§ DIRECTIVE: Copy out every line that contains the word "standalone".

§ SOURCE MATERIAL:

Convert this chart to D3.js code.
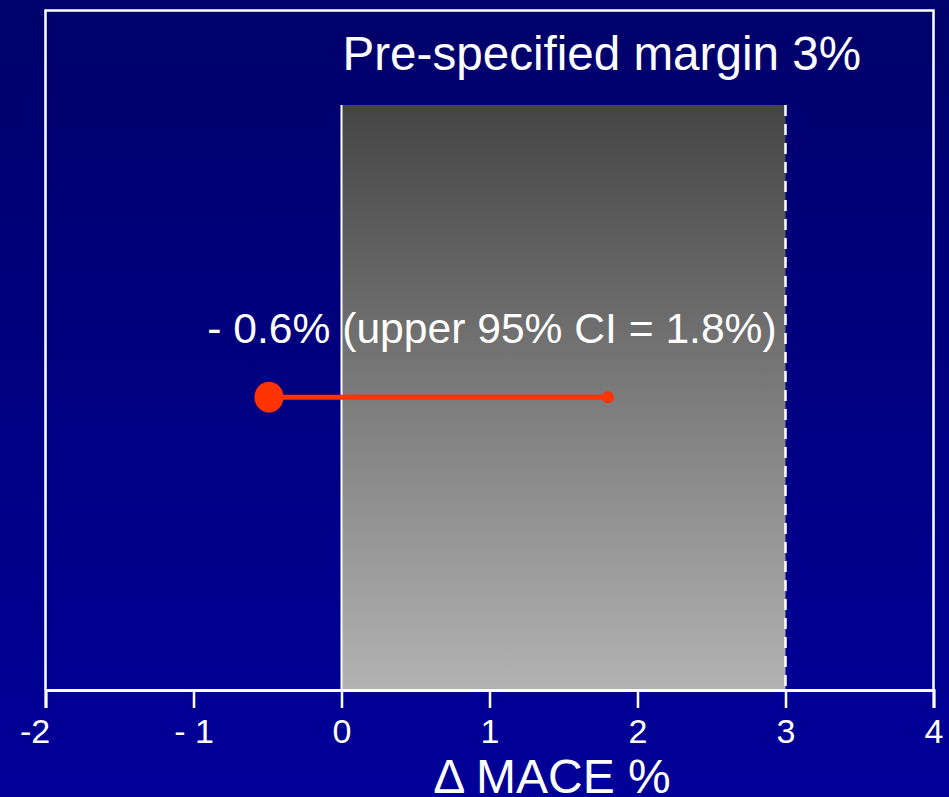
<!DOCTYPE html>
<html>
<head>
<meta charset="utf-8">
<script src="https://cdn.jsdelivr.net/npm/d3@7"></script>
<style>
  html, body { margin: 0; padding: 0; background: #000080; }
  svg { display: block; }
  text { font-family: "Liberation Sans", Arial, sans-serif; fill: #fff; }
</style>
</head>
<body>
<div id="chart"></div>
<script>
// ---- data ----
const xTicks = [-2, -1, 0, 1, 2, 3, 4];
const xTickLabels = ["-2", "- 1", "0", "1", "2", "3", "4"];
const marginBand = [0, 3];          // non-inferiority margin region (Δ MACE %)
const pointEstimate = [-0.49];      // plotted point estimate position
const upperCI = [1.8];              // upper 95% CI
const titleText = "Pre-specified margin 3%";
const annotationText = "- 0.6% (upper 95% CI = 1.8%)";
const axisTitle = "\u0394 MACE %";

const W = 949, H = 797;
const svg = d3.select("#chart").append("svg").attr("width", W).attr("height", H);

const defs = svg.append("defs");
const bg = defs.append("linearGradient").attr("id", "bg").attr("x1", 0).attr("y1", 0).attr("x2", 0).attr("y2", 1);
bg.append("stop").attr("offset", "0%").attr("stop-color", "#00006a");
bg.append("stop").attr("offset", "100%").attr("stop-color", "#000099");
const gr = defs.append("linearGradient").attr("id", "gr").attr("x1", 0).attr("y1", 0).attr("x2", 0).attr("y2", 1);
gr.append("stop").attr("offset", "0%").attr("stop-color", "#444444");
gr.append("stop").attr("offset", "100%").attr("stop-color", "#b3b3b3");

svg.append("rect").attr("width", W).attr("height", H).attr("fill", "url(#bg)");

const x = d3.scaleLinear().domain([-2, 4]).range([45.5, 933.5]);
const y = d3.scaleLinear().domain([0, 1]).range([690, 10.5]);
const bandTop = 0.861, rowY = 0.431;

// margin band
svg.append("rect")
  .attr("x", x(marginBand[0])).attr("y", y(bandTop))
  .attr("width", x(marginBand[1]) - x(marginBand[0]))
  .attr("height", y(0) - y(bandTop))
  .attr("fill", "url(#gr)");
svg.append("line")
  .attr("x1", x(marginBand[0])).attr("x2", x(marginBand[0]))
  .attr("y1", y(bandTop)).attr("y2", y(0))
  .attr("stroke", "#fff").attr("stroke-width", 2);
svg.append("line")
  .attr("x1", x(marginBand[1])).attr("x2", x(marginBand[1]))
  .attr("y1", y(bandTop)).attr("y2", y(0))
  .attr("stroke", "#fff").attr("stroke-width", 2.5).attr("stroke-dasharray", "11,8");

// plot box (left, top, right)
svg.append("path")
  .attr("d", `M${x(-2)},${y(0)} V${y(1)} H${x(4)} V${y(0)}`)
  .attr("fill", "none").attr("stroke", "#fff").attr("stroke-width", 2.5);

// x axis
const axis = d3.axisBottom(x).tickValues(xTicks).tickSize(18).tickPadding(12)
  .tickFormat((d, i) => xTickLabels[i]);
const gAx = svg.append("g").attr("transform", `translate(0,${y(0)})`).call(axis);
gAx.select(".domain").attr("stroke", "#fff").attr("stroke-width", 3);
gAx.selectAll(".tick line").attr("stroke", "#fff").attr("stroke-width", 2.5);
gAx.selectAll(".tick text")
  .attr("fill", "#fff").attr("font-size", 34)
  .attr("font-family", "Liberation Sans, Arial, sans-serif")
  .attr("dy", "0.68em")
  .attr("dx", (d, i) => i === 0 ? -11 : 0);

// CI line and points
svg.append("line")
  .attr("x1", x(pointEstimate[0])).attr("x2", x(upperCI[0]))
  .attr("y1", y(rowY)).attr("y2", y(rowY))
  .attr("stroke", "#ff3300").attr("stroke-width", 5);
svg.append("ellipse")
  .attr("cx", x(pointEstimate[0])).attr("cy", y(rowY))
  .attr("rx", 14.5).attr("ry", 15.5).attr("fill", "#ff3300");
svg.append("circle")
  .attr("cx", x(upperCI[0])).attr("cy", y(rowY))
  .attr("r", 6).attr("fill", "#ff3300");

// texts
svg.append("text").attr("x", x(0) + 1).attr("y", 70)
  .attr("font-size", 47.6).text(titleText);
svg.append("text").attr("x", 492).attr("y", 343)
  .attr("text-anchor", "middle").attr("font-size", 42.6).text(annotationText);
svg.append("text").attr("x", 552).attr("y", 793)
  .attr("text-anchor", "middle").attr("font-size", 48).text(axisTitle);
</script>
</body>
</html>
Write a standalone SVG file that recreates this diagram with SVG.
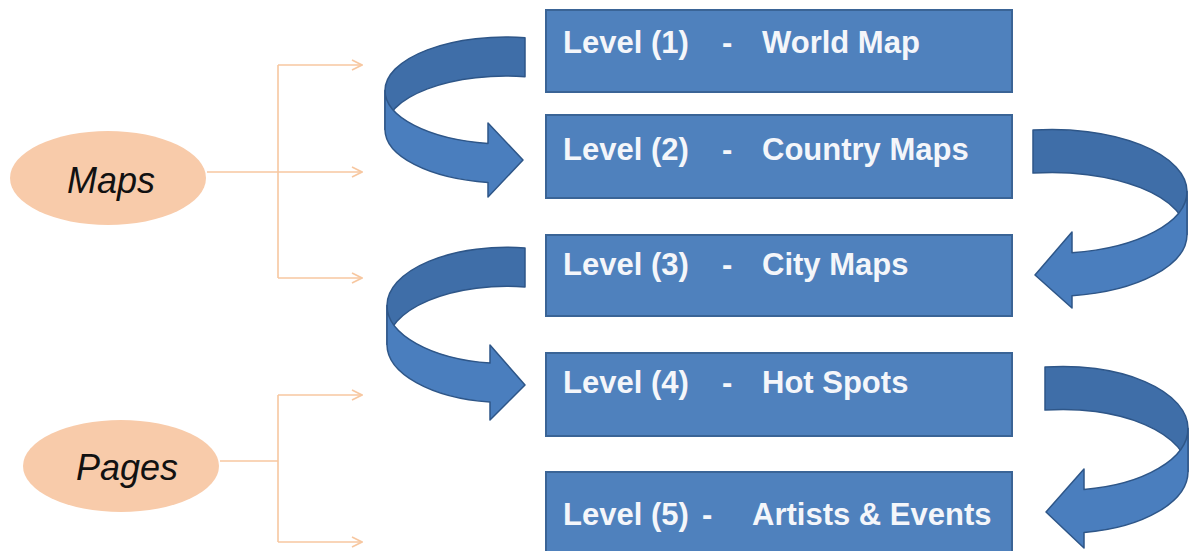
<svg xmlns="http://www.w3.org/2000/svg" width="1190" height="551" viewBox="0 0 1190 551">
<style>
.box{fill:#4F81BD;stroke:#3A6496;stroke-width:2}
.lbl{font-family:"Liberation Sans",Arial,sans-serif;font-weight:bold;font-size:31px;fill:#F4F6FA}
.ell{fill:#F8CBAA}
.etxt{font-family:"Liberation Sans",Arial,sans-serif;font-style:italic;font-size:36px;fill:#111}
.br{fill:none;stroke:#F7C7A0;stroke-width:1.6}
.back{fill:#3F6EA8;stroke:#2E5688;stroke-width:1.5;stroke-linejoin:round}
.front{fill:#4A7EBE;stroke:#2E5688;stroke-width:1.5;stroke-linejoin:round}
</style>
<defs>
<marker id="chev" viewBox="0 0 12 12" refX="11" refY="6" markerWidth="12" markerHeight="12" markerUnits="userSpaceOnUse" orient="auto">
<path d="M1,1 L11,6 L1,11" fill="none" stroke="#F7C7A0" stroke-width="1.6"/>
</marker>
</defs>
<rect width="1190" height="551" fill="#FFFFFF"/>
<g id="connectors">
<path class="br" d="M207,172 H278"/>
<path class="br" d="M278,65 V278"/>
<path class="br" d="M278,65 H362" marker-end="url(#chev)"/>
<path class="br" d="M278,172 H362" marker-end="url(#chev)"/>
<path class="br" d="M278,278 H362" marker-end="url(#chev)"/>
<path class="br" d="M220,461 H278"/>
<path class="br" d="M278,395 V542"/>
<path class="br" d="M278,395 H362" marker-end="url(#chev)"/>
<path class="br" d="M278,542 H362" marker-end="url(#chev)"/>
<g id="arrow-1-2">
<path class="back" d="M525,37.7 A121,53.5 0 0 0 385,90.5 L385,129.5 A121,53.5 0 0 1 525,76.7 Z"/>
<path class="front" d="M385,90.5 A121,53.5 0 0 0 488,143.4 L488,123 L523,160 L488,197 L488,182.4 A121,53.5 0 0 1 385,129.5 Z"/>
</g>
<g id="arrow-2-3">
<path class="back" d="M1033,130.1 A135,62 0 0 1 1187,191.5 L1187,234.5 A135,62 0 0 0 1033,173.1 Z"/>
<path class="front" d="M1187,191.5 A135,62 0 0 1 1072,252.8 L1072,232 L1035,275 L1072,308 L1072,295.8 A135,62 0 0 0 1187,234.5 Z"/>
</g>
<g id="arrow-3-4">
<path class="back" d="M525,248 A120,58.2 0 0 0 387,305.5 L387,344.5 A120,58.2 0 0 1 525,287 Z"/>
<path class="front" d="M387,305.5 A120,58.2 0 0 0 490,363.1 L490,345 L525,385 L490,420 L490,402.1 A120,58.2 0 0 1 387,344.5 Z"/>
</g>
<g id="arrow-4-5">
<path class="back" d="M1045,367.1 A125,62 0 0 1 1188,428.5 L1188,471.5 A125,62 0 0 0 1045,410.1 Z"/>
<path class="front" d="M1188,428.5 A125,62 0 0 1 1084,489.6 L1084,469 L1046,512 L1084,548 L1084,532.6 A125,62 0 0 0 1188,471.5 Z"/>
</g>
</g>
<g id="maps">
<ellipse class="ell" cx="108" cy="178" rx="98" ry="47"/>
<text class="etxt" x="111" y="193" text-anchor="middle">Maps</text>
</g>
<g id="pages">
<ellipse class="ell" cx="121" cy="466" rx="98" ry="46"/>
<text class="etxt" x="127" y="480" text-anchor="middle" font-size="35">Pages</text>
</g>
<g id="level1">
<rect class="box" x="546" y="10" width="466" height="82"/>
<text class="lbl" y="53"><tspan x="563">Level (1)</tspan><tspan x="722">-</tspan><tspan x="762">World Map</tspan></text>
</g>
<g id="level2">
<rect class="box" x="546" y="115" width="466" height="83"/>
<text class="lbl" y="160"><tspan x="563">Level (2)</tspan><tspan x="722">-</tspan><tspan x="762">Country Maps</tspan></text>
</g>
<g id="level3">
<rect class="box" x="546" y="235" width="466" height="81"/>
<text class="lbl" y="275"><tspan x="563">Level (3)</tspan><tspan x="722">-</tspan><tspan x="762">City Maps</tspan></text>
</g>
<g id="level4">
<rect class="box" x="546" y="353" width="466" height="83"/>
<text class="lbl" y="393"><tspan x="563">Level (4)</tspan><tspan x="722">-</tspan><tspan x="762">Hot Spots</tspan></text>
</g>
<g id="level5">
<rect class="box" x="546" y="472" width="466" height="84"/>
<text class="lbl" y="525"><tspan x="563">Level (5)</tspan><tspan x="702">-</tspan><tspan x="752">Artists &amp; Events</tspan></text>
</g>
</svg>
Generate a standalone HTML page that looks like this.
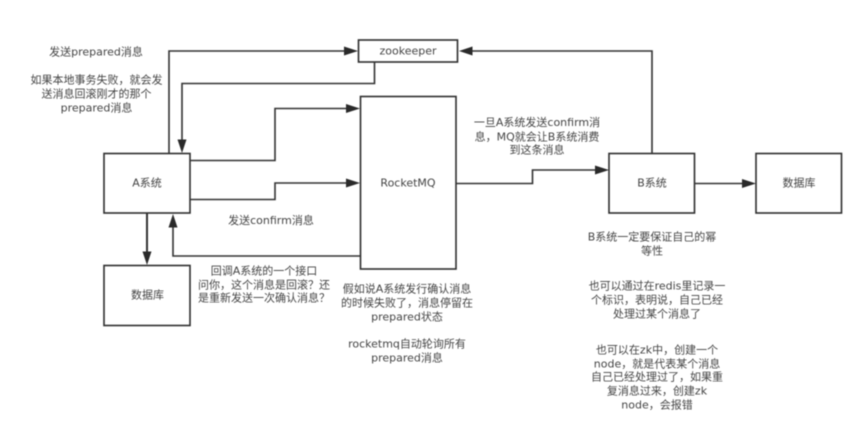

§ FINAL RESULT:
Write a standalone SVG file that recreates this diagram with SVG.
Generate a standalone HTML page that looks like this.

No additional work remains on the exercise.